Chronic diseases and health promotion

Part Four - Taking action: essential steps for success

Chapter One: Providing a unifying framework - the role of government


Community mobilization

Community mobilization, as illustrated in Part Three, is fundamental to creating and implementing successful and sustainable chronic disease prevention and control policies and programmes.

Implementation step and suggested milestones

STEP 1 CORE: Networks of community members and organizations, health professionals and policy-makers are established for information sharing, consultation, and collaboration.

STEP 2 EXPANDED: Community-based programmes for chronic disease prevention are formed, and then implemented and evaluated.

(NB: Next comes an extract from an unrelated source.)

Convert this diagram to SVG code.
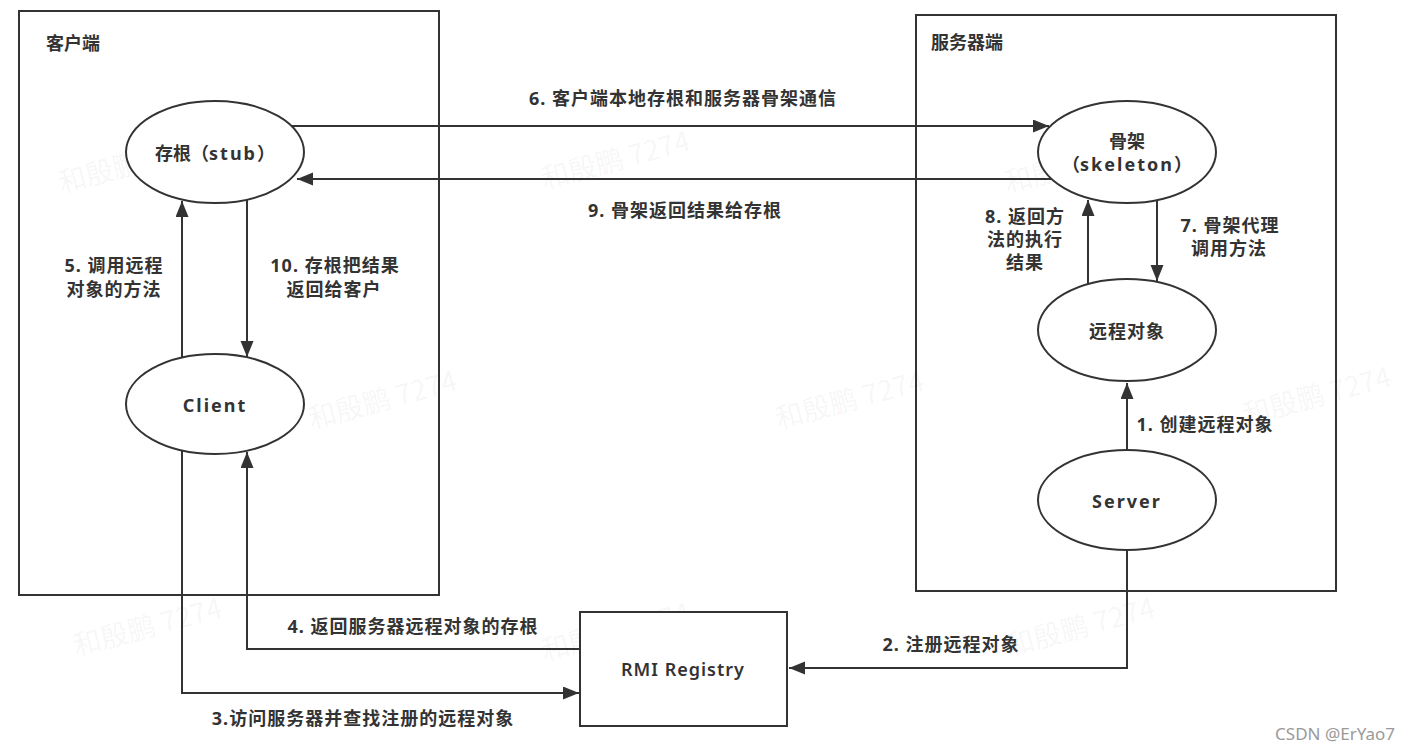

School health programmes for chronic disease prevention are systematically implemented.

STEP 3 DESIRABLE: Communities assume responsibility for ongoing implementation and monitoring of chronic disease prevention programmes. Employers implement chronic disease prevention and self-management activities in the workplace.

Using schools to promote healthy diets and physical activity

Large-scale school-based projects are being implemented in developing countries to reduce obesity, improve nutrition and increase physical activity. Brazil has recently required that 70% of the food offered through its national school meals programme should be minimally processed. Chile has included more fruits and vegetables in the national school meals programme. The Ministries of Health and Education in China have been fostering the health-promoting school concept (see spotlight, opposite). Malaysia, Mexico, the Republic of Korea, South Africa and Thailand have initiated similar programmes. In the Republic of Korea a healthy traditional diet was preserved through the joint efforts of dietitians and the government. The most promising programmes use culturally appropriate methods and messages (Doak C. Large-scale interventions and programmes addressing nutrition-related chronic diseases and obesity: examples from 14 countries. Public Health Nutrition, 2002, 5(1A):275–277).